2. Therefore, important was Gessner's identification of this structure that contemporary scientific discussions of BAT reference the discovery (Cannon & Nedergaard, Citation2008; Enerbäck, Citation2010; Tews & Wabitsch, Citation2011). Now termed as ‘the good fat’, BAT it is reported as a preventive for obesity in scientific journals (Chao, Yang, Aja, Moran, & Bi, Citation2011), with international newsprint media reporting it as a scientific breakthrough in the battle with obesity (Gray, Citation2009; Paddock, Citation2011; Wang, Citation2010). BAT even has its own Facebook page.

3. Funded by ARC and ESRC Grants. ARC Linkage International Social Science Collaboration 2007–2010 The impact of attitudes and policies relating to obesity and related health issues on school policy and practices: J. Wright, V. Harwood, UOW, Australia; L. Burrows, University of Otago, New Zealand; E. Rich, & J. Evans, Loughborough University, England.

4. For reasons of space, social class, gender and ethnicity are not treated separately in this paper. In depth analysis of these subjectivities in terms of the ad vivum of students is the focus of a forthcoming essay. See Wright et al. (2012) in this special issue for discussion of class. For detail on fieldwork in England see Rich (Citation2011).

5. Surveys were with primary and secondary school students. Interviews were with teachers (including deputy principals, principals) and with primary and secondary school students. Number of interviews – Australia: 22 teacher interviews, 62 student interviews; England; New Zealand: 10 teacher interviews, 30 student interviews.

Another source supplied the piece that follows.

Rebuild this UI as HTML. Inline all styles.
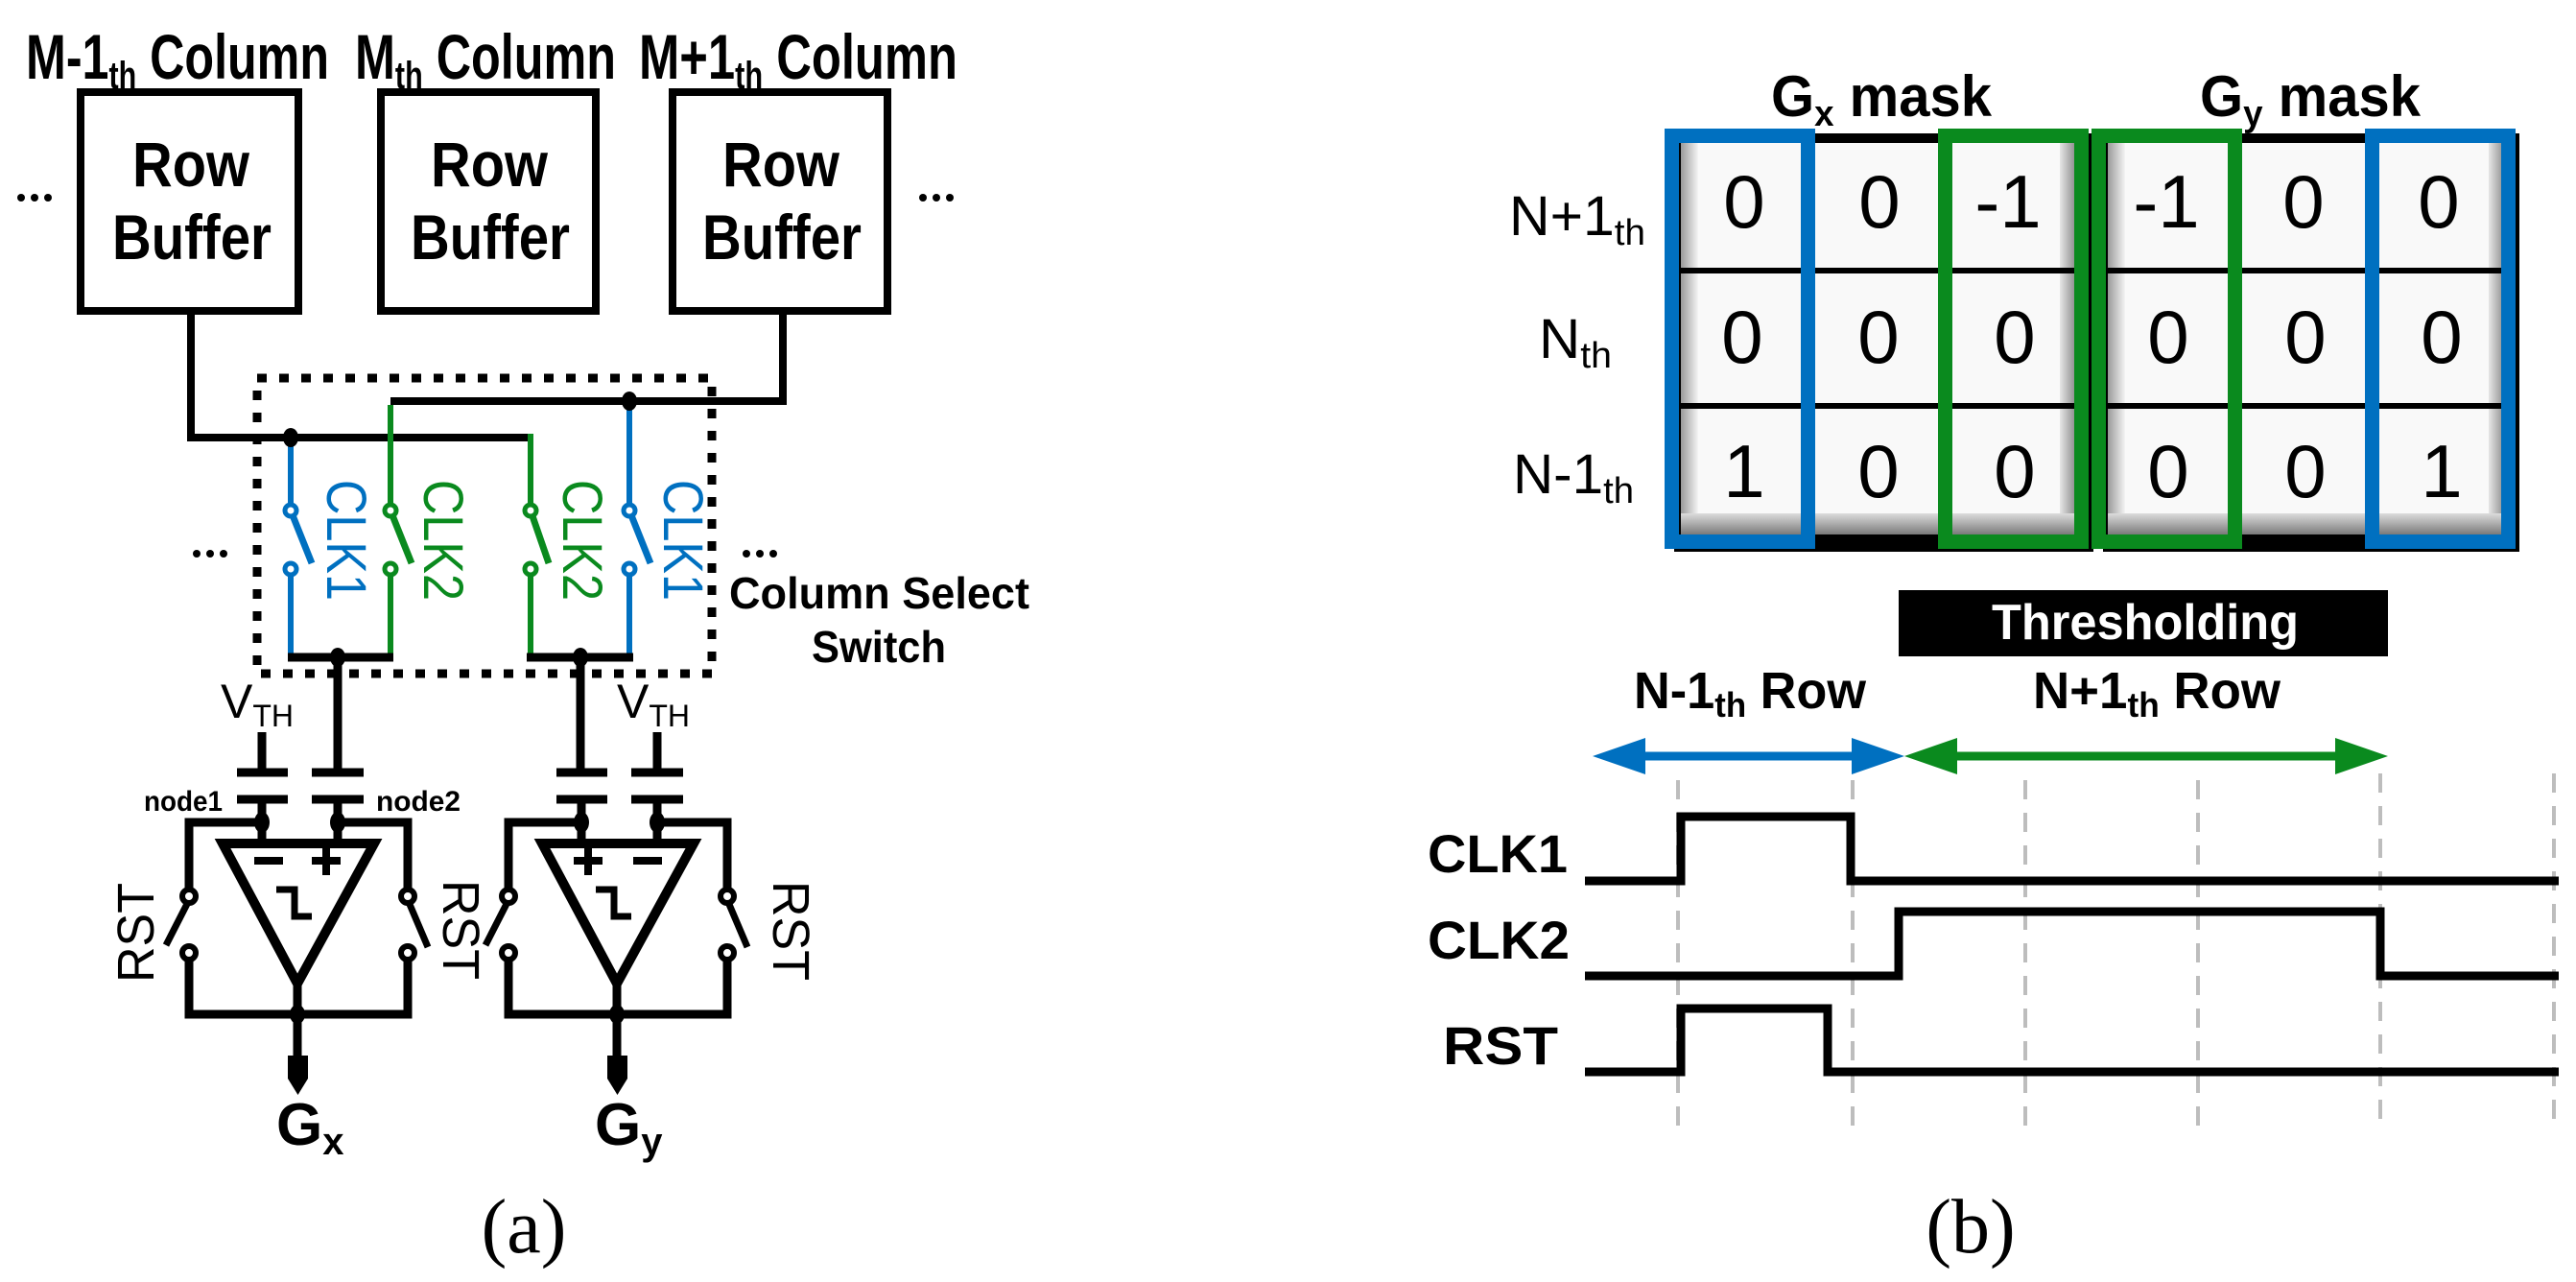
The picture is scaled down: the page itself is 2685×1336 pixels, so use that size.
<!DOCTYPE html>
<html><head><meta charset="utf-8"><style>
html,body{margin:0;padding:0;background:#fff;}
svg{display:block;}
text{font-family:"Liberation Sans",Arial,sans-serif;}
</style></head><body>
<svg width="2685" height="1336" viewBox="0 0 2685 1336" xmlns="http://www.w3.org/2000/svg">
<defs>
<linearGradient id="gb" x1="0" y1="0" x2="0" y2="1"><stop offset="0" stop-color="#dcdcdc"/><stop offset="1" stop-color="#7a7a7a"/></linearGradient>
<linearGradient id="gr" x1="0" y1="0" x2="1" y2="0"><stop offset="0" stop-color="#e6e6e6"/><stop offset="1" stop-color="#8e8e8e"/></linearGradient>
<linearGradient id="gl" x1="0" y1="0" x2="1" y2="0"><stop offset="0" stop-color="#9a9a9a"/><stop offset="1" stop-color="#f4f4f4"/></linearGradient>
<g id="comp" stroke="#000" fill="none" stroke-width="9">
  <line x1="273" y1="833" x2="273" y2="877"/>
  <line x1="352" y1="833" x2="352" y2="877"/>
  <line x1="247" y1="805" x2="300" y2="805"/>
  <line x1="325" y1="805" x2="379" y2="805"/>
  <line x1="247" y1="833" x2="300" y2="833"/>
  <line x1="325" y1="833" x2="379" y2="833"/>
  <polyline points="273,857 197,857 197,934"/>
  <polyline points="352,857 425,857 425,934"/>
  <path d="M232,879 L390,879 L310,1025 Z" stroke-width="10"/>
  <polyline points="288,927 307,927 307,955 325,955" stroke-width="7"/>
  <line x1="196" y1="940" x2="173" y2="985" stroke-width="7"/>
  <line x1="426" y1="940" x2="446" y2="987" stroke-width="7"/>
  <polyline points="197,999 197,1057 425,1057 425,999"/>
  <line x1="310" y1="1025" x2="310" y2="1105"/>
  <circle cx="197" cy="934" r="7" fill="#fff" stroke-width="6"/>
  <circle cx="197" cy="993" r="7" fill="#fff" stroke-width="6"/>
  <circle cx="425" cy="934" r="7" fill="#fff" stroke-width="6"/>
  <circle cx="425" cy="993" r="7" fill="#fff" stroke-width="6"/>
  <ellipse cx="273" cy="857" rx="8" ry="11" fill="#000" stroke="none"/>
  <ellipse cx="352" cy="857" rx="8" ry="11" fill="#000" stroke="none"/>
  <ellipse cx="310" cy="1057" rx="8" ry="10" fill="#000" stroke="none"/>
  <polygon points="300,1100 321,1100 321,1124 310.5,1141 300,1124" fill="#000" stroke="none"/>
</g>
</defs>

<text x="27" y="82" font-size="66" font-weight="bold" textLength="316" lengthAdjust="spacingAndGlyphs">M-1<tspan font-size="40" dy="10">th</tspan><tspan dy="-10"> Column</tspan></text>
<text x="370" y="82" font-size="66" font-weight="bold" textLength="272" lengthAdjust="spacingAndGlyphs">M<tspan font-size="40" dy="10">th</tspan><tspan dy="-10"> Column</tspan></text>
<text x="666" y="82" font-size="66" font-weight="bold" textLength="332" lengthAdjust="spacingAndGlyphs">M+1<tspan font-size="40" dy="10">th</tspan><tspan dy="-10"> Column</tspan></text>

<g fill="none" stroke="#000" stroke-width="8">
<rect x="84" y="96" width="227" height="228"/>
<rect x="397" y="96" width="224" height="228"/>
<rect x="701" y="96" width="224" height="228"/>
</g>
<g font-size="66" font-weight="bold" text-anchor="middle">
<text x="199" y="194" textLength="122" lengthAdjust="spacingAndGlyphs">Row</text>
<text x="200" y="270" textLength="166" lengthAdjust="spacingAndGlyphs">Buffer</text>
<text x="510" y="194" textLength="122" lengthAdjust="spacingAndGlyphs">Row</text>
<text x="511" y="270" textLength="166" lengthAdjust="spacingAndGlyphs">Buffer</text>
<text x="814" y="194" textLength="122" lengthAdjust="spacingAndGlyphs">Row</text>
<text x="815" y="270" textLength="166" lengthAdjust="spacingAndGlyphs">Buffer</text>
</g>
<g fill="#000">
<circle cx="22" cy="206" r="4"/><circle cx="36" cy="206" r="4"/><circle cx="50" cy="206" r="4"/>
<circle cx="962" cy="206" r="4"/><circle cx="976" cy="206" r="4"/><circle cx="990" cy="206" r="4"/>
<circle cx="205" cy="577" r="4"/><circle cx="219" cy="577" r="4"/><circle cx="233" cy="577" r="4"/>
<circle cx="778" cy="577" r="4"/><circle cx="792" cy="577" r="4"/><circle cx="806" cy="577" r="4"/>
</g>

<rect x="268" y="394" width="474" height="308" fill="none" stroke="#000" stroke-width="9" stroke-dasharray="10 13"/>

<g fill="none" stroke-width="8">
<polyline points="199,324 199,456 553,456" stroke="#000"/>
<polyline points="816,324 816,418 407,418" stroke="#000"/>
<line x1="553" y1="452" x2="553" y2="526" stroke="#0a8a1e" stroke-width="6"/>
<line x1="407" y1="422" x2="407" y2="526" stroke="#0a8a1e" stroke-width="6"/>
<line x1="303" y1="460" x2="303" y2="526" stroke="#0070c0" stroke-width="6"/>
<line x1="656" y1="422" x2="656" y2="526" stroke="#0070c0" stroke-width="6"/>
<line x1="303" y1="532" x2="325" y2="587" stroke="#0070c0" stroke-width="7"/>
<line x1="407" y1="532" x2="429" y2="587" stroke="#0a8a1e" stroke-width="7"/>
<line x1="553" y1="532" x2="572" y2="587" stroke="#0a8a1e" stroke-width="7"/>
<line x1="656" y1="532" x2="678" y2="587" stroke="#0070c0" stroke-width="7"/>
<line x1="303" y1="599" x2="303" y2="686" stroke="#0070c0" stroke-width="6"/>
<line x1="407" y1="599" x2="407" y2="686" stroke="#0a8a1e" stroke-width="6"/>
<line x1="553" y1="599" x2="553" y2="686" stroke="#0a8a1e" stroke-width="6"/>
<line x1="656" y1="599" x2="656" y2="686" stroke="#0070c0" stroke-width="6"/>
<line x1="300" y1="685" x2="410" y2="685" stroke="#000" stroke-width="9"/>
<line x1="549" y1="685" x2="660" y2="685" stroke="#000" stroke-width="9"/>
<line x1="352" y1="685" x2="352" y2="805" stroke="#000" stroke-width="9"/>
<line x1="605" y1="685" x2="605" y2="805" stroke="#000" stroke-width="9"/>
</g>
<g stroke-width="5" fill="#fff">
<circle cx="303" cy="532" r="6" stroke="#0070c0"/><circle cx="303" cy="593" r="6" stroke="#0070c0"/>
<circle cx="407" cy="532" r="6" stroke="#0a8a1e"/><circle cx="407" cy="593" r="6" stroke="#0a8a1e"/>
<circle cx="553" cy="532" r="6" stroke="#0a8a1e"/><circle cx="553" cy="593" r="6" stroke="#0a8a1e"/>
<circle cx="656" cy="532" r="6" stroke="#0070c0"/><circle cx="656" cy="593" r="6" stroke="#0070c0"/>
</g>
<g fill="#000">
<ellipse cx="303" cy="456" rx="8" ry="10"/><ellipse cx="656" cy="418" rx="8" ry="10"/>
<ellipse cx="352" cy="685" rx="8" ry="10"/><ellipse cx="605" cy="685" rx="8" ry="10"/>
</g>
<g font-size="58">
<text transform="translate(341,500) rotate(90)" fill="#0070c0" textLength="126" lengthAdjust="spacingAndGlyphs">CLK1</text>
<text transform="translate(442,500) rotate(90)" fill="#0a8a1e" textLength="126" lengthAdjust="spacingAndGlyphs">CLK2</text>
<text transform="translate(587,500) rotate(90)" fill="#0a8a1e" textLength="126" lengthAdjust="spacingAndGlyphs">CLK2</text>
<text transform="translate(692,500) rotate(90)" fill="#0070c0" textLength="126" lengthAdjust="spacingAndGlyphs">CLK1</text>
</g>
<text x="760" y="634" font-size="46" font-weight="bold" textLength="313" lengthAdjust="spacingAndGlyphs">Column Select</text>
<text x="846" y="690" font-size="46" font-weight="bold" textLength="140" lengthAdjust="spacingAndGlyphs">Switch</text>

<use href="#comp"/>
<line x1="273" y1="763" x2="273" y2="805" stroke="#000" stroke-width="9"/>
<g stroke="#000" stroke-width="8"><line x1="265" y1="897" x2="295" y2="897"/><line x1="325" y1="897" x2="355" y2="897"/><line x1="340" y1="882" x2="340" y2="912"/></g>
<use href="#comp" transform="translate(333,0)"/>
<line x1="685" y1="763" x2="685" y2="805" stroke="#000" stroke-width="9"/>
<g stroke="#000" stroke-width="8"><line x1="598" y1="897" x2="628" y2="897"/><line x1="613" y1="882" x2="613" y2="912"/><line x1="660" y1="897" x2="690" y2="897"/></g>

<text x="230" y="748" font-size="50">V<tspan font-size="32" dy="9">TH</tspan></text>
<text x="643" y="748" font-size="50">V<tspan font-size="32" dy="9">TH</tspan></text>
<text x="150" y="845" font-size="30" font-weight="bold" textLength="82" lengthAdjust="spacingAndGlyphs">node1</text>
<text x="392" y="845" font-size="30" font-weight="bold" textLength="88" lengthAdjust="spacingAndGlyphs">node2</text>
<g font-size="54">
<text transform="translate(160,1024) rotate(-90)" textLength="104" lengthAdjust="spacingAndGlyphs">RST</text>
<text transform="translate(462,917) rotate(90)" textLength="104" lengthAdjust="spacingAndGlyphs">RST</text>
<text transform="translate(806,918) rotate(90)" textLength="104" lengthAdjust="spacingAndGlyphs">RST</text>
</g>
<text x="288" y="1193" font-size="62" font-weight="bold">G<tspan font-size="40" dy="10">x</tspan></text>
<text x="620" y="1193" font-size="62" font-weight="bold">G<tspan font-size="40" dy="10">y</tspan></text>
<text x="546" y="1305" font-size="80" text-anchor="middle" style="font-family:'Liberation Serif',serif">(a)</text>

<text x="1846" y="121" font-size="60" font-weight="bold" textLength="230" lengthAdjust="spacingAndGlyphs">G<tspan font-size="38" dy="10">x</tspan><tspan dy="-10"> mask</tspan></text>
<text x="2293" y="121" font-size="60" font-weight="bold" textLength="230" lengthAdjust="spacingAndGlyphs">G<tspan font-size="38" dy="10">y</tspan><tspan dy="-10"> mask</tspan></text>

<rect x="1745" y="139" width="437" height="436" fill="#000"/>
<rect x="2192" y="139" width="434" height="436" fill="#000"/>
<g>
<rect x="1752" y="149" width="411" height="408" fill="#f9f9f9"/>
<rect x="1752" y="149" width="18" height="408" fill="url(#gl)"/>
<rect x="2147" y="149" width="16" height="408" fill="url(#gr)"/>
<rect x="1752" y="535" width="411" height="22" fill="url(#gb)"/>
<rect x="2197" y="149" width="413" height="408" fill="#f9f9f9"/>
<rect x="2197" y="149" width="18" height="408" fill="url(#gl)"/>
<rect x="2594" y="149" width="16" height="408" fill="url(#gr)"/>
<rect x="2197" y="535" width="413" height="22" fill="url(#gb)"/>
</g>
<g stroke="#000" stroke-width="6">
<line x1="1750" y1="282" x2="2163" y2="282"/><line x1="1750" y1="423" x2="2163" y2="423"/>
<line x1="2195" y1="282" x2="2610" y2="282"/><line x1="2195" y1="423" x2="2610" y2="423"/>
</g>
<g fill="none" stroke-width="15">
<rect x="1742.5" y="141.5" width="142" height="423" stroke="#0070c0"/>
<rect x="2027.5" y="141.5" width="142" height="423" stroke="#0a8a1e"/>
<rect x="2187.5" y="141.5" width="142" height="423" stroke="#0a8a1e"/>
<rect x="2472.5" y="141.5" width="142" height="423" stroke="#0070c0"/>
</g>
<g font-size="78" text-anchor="middle">
<text x="1818" y="237">0</text><text x="1959" y="237">0</text><text x="2093" y="237">-1</text>
<text x="2258" y="237">-1</text><text x="2401" y="237">0</text><text x="2542" y="237">0</text>
<text x="1816" y="378">0</text><text x="1958" y="378">0</text><text x="2100" y="378">0</text>
<text x="2260" y="378">0</text><text x="2403" y="378">0</text><text x="2545" y="378">0</text>
<text x="1818" y="518">1</text><text x="1958" y="518">0</text><text x="2100" y="518">0</text>
<text x="2260" y="518">0</text><text x="2403" y="518">0</text><text x="2545" y="518">1</text>
</g>
<g font-size="58">
<text x="1573" y="245" textLength="142" lengthAdjust="spacingAndGlyphs">N+1<tspan font-size="38" dy="10">th</tspan></text>
<text x="1604" y="373" textLength="76" lengthAdjust="spacingAndGlyphs">N<tspan font-size="38" dy="10">th</tspan></text>
<text x="1577" y="514" textLength="126" lengthAdjust="spacingAndGlyphs">N-1<tspan font-size="38" dy="10">th</tspan></text>
</g>

<rect x="1979" y="615" width="510" height="69" fill="#000"/>
<text x="2236" y="666" font-size="52" font-weight="bold" fill="#fff" text-anchor="middle" textLength="320" lengthAdjust="spacingAndGlyphs">Thresholding</text>
<text x="1703" y="738" font-size="54" font-weight="bold" textLength="242" lengthAdjust="spacingAndGlyphs">N-1<tspan font-size="36" dy="9">th</tspan><tspan dy="-9"> Row</tspan></text>
<text x="2119" y="738" font-size="54" font-weight="bold" textLength="258" lengthAdjust="spacingAndGlyphs">N+1<tspan font-size="36" dy="9">th</tspan><tspan dy="-9"> Row</tspan></text>

<line x1="1700" y1="788" x2="1935" y2="788" stroke="#0070c0" stroke-width="9"/>
<polygon points="1660,788 1715,769 1715,807" fill="#0070c0"/>
<polygon points="1985,788 1930,769 1930,807" fill="#0070c0"/>
<line x1="2030" y1="788" x2="2440" y2="788" stroke="#0a8a1e" stroke-width="9"/>
<polygon points="1985,788 2040,769 2040,807" fill="#0a8a1e"/>
<polygon points="2489,788 2434,769 2434,807" fill="#0a8a1e"/>

<g stroke="#bdbdbd" stroke-width="4" stroke-dasharray="20 14">
<line x1="1749" y1="813" x2="1749" y2="1178"/>
<line x1="1931" y1="813" x2="1931" y2="1178"/>
<line x1="2111" y1="813" x2="2111" y2="1178"/>
<line x1="2291" y1="813" x2="2291" y2="1178"/>
<line x1="2481" y1="806" x2="2481" y2="1170"/>
<line x1="2662" y1="806" x2="2662" y2="1170"/>
</g>

<g fill="none" stroke="#000" stroke-width="9">
<polyline points="1652,918 1752,918 1752,851 1929,851 1929,918 2667,918"/>
<polyline points="1652,1017 1979,1017 1979,950 2481,950 2481,1017 2667,1017"/>
<polyline points="1652,1117 1752,1117 1752,1051 1905,1051 1905,1117 2667,1117"/>
</g>
<g font-size="56" font-weight="bold">
<text x="1488" y="909" textLength="146" lengthAdjust="spacingAndGlyphs">CLK1</text>
<text x="1488" y="999" textLength="148" lengthAdjust="spacingAndGlyphs">CLK2</text>
<text x="1504" y="1109" textLength="120" lengthAdjust="spacingAndGlyphs">RST</text>
</g>
<text x="2054" y="1305" font-size="80" text-anchor="middle" style="font-family:'Liberation Serif',serif">(b)</text>
</svg>
</body></html>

6. These were questions 21, 22, 23 on the survey instrument developed for the English cohort. A different format of the survey instrument was used in Australia and New Zealand.

7. This number is higher than the number of participants (1176) because subcategories allowed respondents to select more than one answer within each category. Numbers are indicative of frequency of response and allow comparison of the numbers of responses across possible answers.

8. This creature inhabits alpine areas in Europe, including the mountainous areas in Switzerland in proximity to where Gessner lived and worked (Fischer, Citation1966).

9. While reference to Gessner's discovery can be found in contemporary publications discussing BAT the marmot illustration in Historia Animalium has to my knowledge remained unpublished.

10. One hundred years later the famous Histoire des animaux (Perrault, Citation1671) was based solely on direct observation and dissection (Guerrini, Citation2006). This book can be accessed online at http://www.archive.org/details/mmoirespourserv00bzgoog.

11. The fifth was published posthumously, with the volumes.

12. Volume V was published posthumously.

13. An edited translation with additions was made into English by Edward Topsell in 1658, titled The history of four-footed beasts and serpents: describing at large their true and lively figure, their several names, conditions, kinds, virtues... countries of their breed, their love and hatred to mankind, and the wonderful work, London: Printed by E. Cotes for G. Sawbridge, T. Williams, and T. Johnson.

14. It is the case that illustrations were made of interior of humans and creatures prior to the eighteenth century, however, these differ in many ways from latter scientific drawings, including style, naturalism and representation of object and subject (Hall, Citation1996).

15. My thanks to the anonymous reviewer who pointed to the connections with lay epidemiology.